"""

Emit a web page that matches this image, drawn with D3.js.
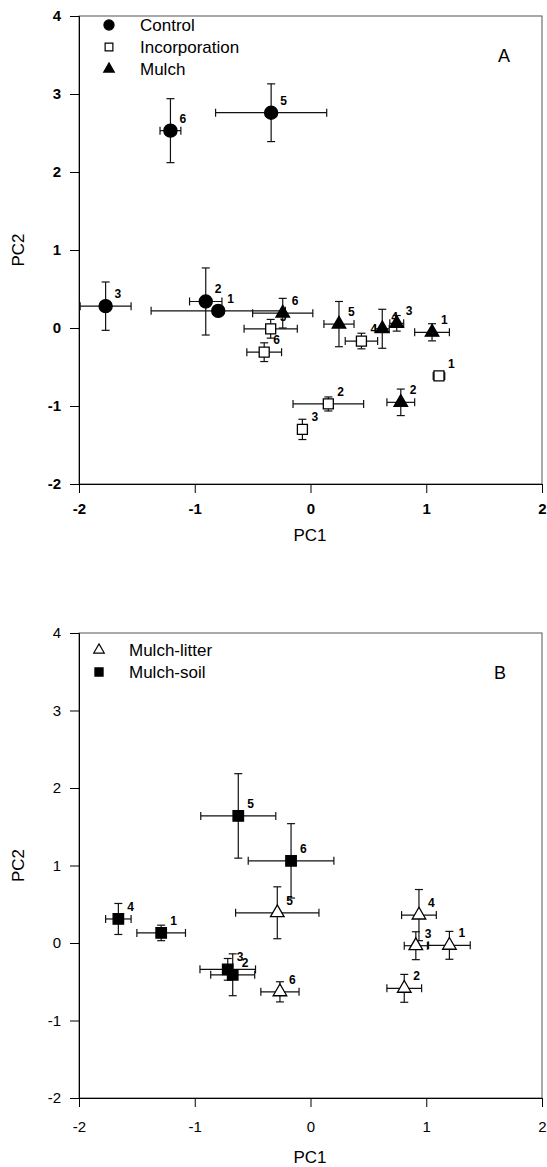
<!DOCTYPE html>
<html>
<head>
<meta charset="utf-8">
<script src="https://cdn.jsdelivr.net/npm/d3@7"></script>
<style>
  body { margin: 0; background: #fff; }
  svg { display: block; font-family: "Liberation Sans", Arial, sans-serif; }
</style>
</head>
<body>
<svg id="chart" width="547" height="1167"></svg>
<script>
// panel A series
var controlId = [6, 5, 3, 2, 1]
var controlX = [-1.21, -0.34, -1.77, -0.905, -0.797]
var controlY = [2.53, 2.76, 0.28, 0.34, 0.22]
var controlXErr = [0.09, 0.48, 0.22, 0.14, 0.58]
var controlYErr = [0.41, 0.37, 0.31, 0.43, 0.05]

var incorpId = [1, 2, 3, 4, 5, 6]
var incorpX = [1.11, 0.154, -0.07, 0.44, -0.344, -0.40]
var incorpY = [-0.615, -0.974, -1.30, -0.167, -0.01, -0.31]
var incorpXErr = [0.05, 0.305, 0.04, 0.14, 0.23, 0.15]
var incorpYErr = [0.05, 0.09, 0.13, 0.10, 0.12, 0.12]

var mulchId = [1, 2, 3, 4, 5, 6]
var mulchX = [1.05, 0.78, 0.745, 0.62, 0.246, -0.24]
var mulchY = [-0.055, -0.953, 0.06, -0.01, 0.05, 0.19]
var mulchXErr = [0.15, 0.12, 0.06, 0.06, 0.13, 0.26]
var mulchYErr = [0.11, 0.17, 0.10, 0.25, 0.29, 0.19]

// panel B series
var litterId = [1, 2, 3, 4, 5, 6]
var litterX = [1.20, 0.81, 0.91, 0.937, -0.287, -0.264]
var litterY = [-0.03, -0.585, -0.035, 0.36, 0.39, -0.63]
var litterXErr = [0.18, 0.15, 0.10, 0.15, 0.36, 0.165]
var litterYErr = [0.18, 0.18, 0.18, 0.33, 0.335, 0.13]

var soilId = [1, 2, 3, 4, 5, 6]
var soilX = [-1.29, -0.672, -0.715, -1.66, -0.624, -0.168]
var soilY = [0.13, -0.41, -0.34, 0.31, 1.64, 1.06]
var soilXErr = [0.21, 0.19, 0.24, 0.11, 0.324, 0.37]
var soilYErr = [0.10, 0.27, 0.14, 0.20, 0.545, 0.48]

var xTicks = [-2, -1, 0, 1, 2]
var yTicks = [-2, -1, 0, 1, 2, 3, 4]

function rows(id, x, y, xe, ye) {
  return id.map(function(d, i) { return {id: d, x: x[i], y: y[i], xe: xe[i], ye: ye[i]} })
}

var svg = d3.select("#chart")

function panel(cfg) {
  var x = d3.scaleLinear().domain([-2, 2]).range([79, 542])
  var y = d3.scaleLinear().domain([-2, 4]).range([cfg.bottom, cfg.top])
  var g = svg.append("g")

  // frame
  g.append("rect").attr("x", 79).attr("y", cfg.top)
    .attr("width", 463).attr("height", cfg.bottom - cfg.top)
    .attr("fill", "none").attr("stroke", "#555").attr("stroke-width", 1)

  var ax = g.append("g").attr("transform", "translate(0," + cfg.bottom + ")")
    .call(d3.axisBottom(x).tickValues(xTicks).tickSize(9).tickPadding(cfg.xPad).tickFormat(d3.format("d")))
  var ay = g.append("g").attr("transform", "translate(79,0)")
    .call(d3.axisLeft(y).tickValues(yTicks).tickSize(9).tickPadding(9).tickFormat(d3.format("d")))
  ;[ax, ay].forEach(function(a) {
    a.select(".domain").attr("stroke", "#000")
    a.selectAll("line").attr("stroke", "#000")
    a.selectAll("text").attr("font-size", 15).attr("fill", "#000")
      .attr("font-family", "Liberation Sans, Arial, sans-serif")
      .attr("font-weight", cfg.bold ? "bold" : "normal")
  })
  ax.selectAll("text").text(function(d) { return d < 0 ? "-" + Math.abs(d) : d })
  ay.selectAll("text").text(function(d) { return d < 0 ? "-" + Math.abs(d) : d })

  g.append("text").attr("x", 310).attr("y", cfg.bottom + cfg.titlePad)
    .attr("text-anchor", "middle").attr("font-size", 17).text("PC1")
  g.append("text").attr("transform", "translate(24," + (cfg.top + cfg.bottom) / 2 + ") rotate(-90)")
    .attr("text-anchor", "middle").attr("font-size", 17).text("PC2")
  g.append("text").attr("x", cfg.tagX).attr("y", cfg.tagY)
    .attr("text-anchor", "middle").attr("font-size", 18).text(cfg.tag)

  cfg.series.forEach(function(s) {
    var sg = g.append("g")
    var eb = sg.selectAll(".eb").data(s.data).enter().append("g")
    eb.append("line").attr("x1", function(d) { return x(d.x - d.xe) }).attr("x2", function(d) { return x(d.x + d.xe) })
      .attr("y1", function(d) { return y(d.y) }).attr("y2", function(d) { return y(d.y) })
    eb.append("line").attr("x1", function(d) { return x(d.x) }).attr("x2", function(d) { return x(d.x) })
      .attr("y1", function(d) { return y(d.y - d.ye) }).attr("y2", function(d) { return y(d.y + d.ye) })
    // caps
    ;[-1, 1].forEach(function(sgn) {
      eb.append("line").attr("x1", function(d) { return x(d.x + sgn * d.xe) }).attr("x2", function(d) { return x(d.x + sgn * d.xe) })
        .attr("y1", function(d) { return y(d.y) - 4 }).attr("y2", function(d) { return y(d.y) + 4 })
      eb.append("line").attr("x1", function(d) { return x(d.x) - 4 }).attr("x2", function(d) { return x(d.x) + 4 })
        .attr("y1", function(d) { return y(d.y + sgn * d.ye) }).attr("y2", function(d) { return y(d.y + sgn * d.ye) })
    })
    eb.selectAll("line").attr("stroke", "#111").attr("stroke-width", 1.2)
  })

  cfg.series.forEach(function(s) {
    var sym = d3.symbol().type(s.type).size(s.size)
    g.selectAll(null).data(s.data).enter().append("path")
      .attr("d", sym)
      .attr("transform", function(d) { return "translate(" + x(d.x) + "," + y(d.y) + ")" })
      .attr("fill", s.fill).attr("stroke", "#000").attr("stroke-width", 1.3)
    g.selectAll(null).data(s.data).enter().append("text")
      .attr("x", function(d) { return x(d.x) + 9 }).attr("y", function(d) { return y(d.y) - 8 })
      .attr("font-size", 12).attr("font-weight", "bold").text(function(d) { return d.id })
  })

  // legend
  cfg.series.forEach(function(s, i) {
    var ly = cfg.legY + i * cfg.legStep
    g.append("path").attr("d", d3.symbol().type(s.type).size(s.size * 0.6)())
      .attr("transform", "translate(" + cfg.legX + "," + ly + ")")
      .attr("fill", s.fill).attr("stroke", "#000").attr("stroke-width", 1.2)
    g.append("text").attr("x", cfg.legX + cfg.legGap).attr("y", ly + 6).attr("font-size", 17).text(s.name)
  })
}

panel({
  top: 16, bottom: 484, xPad: 10, titlePad: 57, bold: true,
  tag: "A", tagX: 504, tagY: 62,
  legX: 109, legY: 25, legStep: 22, legGap: 31,
  series: [
    {name: "Control", type: d3.symbolCircle, size: 135, fill: "#000", data: rows(controlId, controlX, controlY, controlXErr, controlYErr)},
    {name: "Incorporation", type: d3.symbolSquare, size: 100, fill: "#fff", data: rows(incorpId, incorpX, incorpY, incorpXErr, incorpYErr)},
    {name: "Mulch", type: d3.symbolTriangle, size: 80, fill: "#000", data: rows(mulchId, mulchX, mulchY, mulchXErr, mulchYErr)}
  ]
})

panel({
  top: 633, bottom: 1098, xPad: 14, titlePad: 65, bold: false,
  tag: "B", tagX: 500, tagY: 679,
  legX: 99, legY: 650, legStep: 22, legGap: 30,
  series: [
    {name: "Mulch-litter", type: d3.symbolTriangle, size: 80, fill: "#fff", data: rows(litterId, litterX, litterY, litterXErr, litterYErr)},
    {name: "Mulch-soil", type: d3.symbolSquare, size: 110, fill: "#000", data: rows(soilId, soilX, soilY, soilXErr, soilYErr)}
  ]
})
</script>
</body>
</html>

"""

THE TASK | Repeat the listing above up to and including the line with "var yTicks = [-2, -1, 0, 1, 2, 3, 4]", starting from its first line. Drop any pictures.

THE REPLY |
Emit a web page that matches this image, drawn with D3.js.
<!DOCTYPE html>
<html>
<head>
<meta charset="utf-8">
<script src="https://cdn.jsdelivr.net/npm/d3@7"></script>
<style>
  body { margin: 0; background: #fff; }
  svg { display: block; font-family: "Liberation Sans", Arial, sans-serif; }
</style>
</head>
<body>
<svg id="chart" width="547" height="1167"></svg>
<script>
// panel A series
var controlId = [6, 5, 3, 2, 1]
var controlX = [-1.21, -0.34, -1.77, -0.905, -0.797]
var controlY = [2.53, 2.76, 0.28, 0.34, 0.22]
var controlXErr = [0.09, 0.48, 0.22, 0.14, 0.58]
var controlYErr = [0.41, 0.37, 0.31, 0.43, 0.05]

var incorpId = [1, 2, 3, 4, 5, 6]
var incorpX = [1.11, 0.154, -0.07, 0.44, -0.344, -0.40]
var incorpY = [-0.615, -0.974, -1.30, -0.167, -0.01, -0.31]
var incorpXErr = [0.05, 0.305, 0.04, 0.14, 0.23, 0.15]
var incorpYErr = [0.05, 0.09, 0.13, 0.10, 0.12, 0.12]

var mulchId = [1, 2, 3, 4, 5, 6]
var mulchX = [1.05, 0.78, 0.745, 0.62, 0.246, -0.24]
var mulchY = [-0.055, -0.953, 0.06, -0.01, 0.05, 0.19]
var mulchXErr = [0.15, 0.12, 0.06, 0.06, 0.13, 0.26]
var mulchYErr = [0.11, 0.17, 0.10, 0.25, 0.29, 0.19]

// panel B series
var litterId = [1, 2, 3, 4, 5, 6]
var litterX = [1.20, 0.81, 0.91, 0.937, -0.287, -0.264]
var litterY = [-0.03, -0.585, -0.035, 0.36, 0.39, -0.63]
var litterXErr = [0.18, 0.15, 0.10, 0.15, 0.36, 0.165]
var litterYErr = [0.18, 0.18, 0.18, 0.33, 0.335, 0.13]

var soilId = [1, 2, 3, 4, 5, 6]
var soilX = [-1.29, -0.672, -0.715, -1.66, -0.624, -0.168]
var soilY = [0.13, -0.41, -0.34, 0.31, 1.64, 1.06]
var soilXErr = [0.21, 0.19, 0.24, 0.11, 0.324, 0.37]
var soilYErr = [0.10, 0.27, 0.14, 0.20, 0.545, 0.48]

var xTicks = [-2, -1, 0, 1, 2]
var yTicks = [-2, -1, 0, 1, 2, 3, 4]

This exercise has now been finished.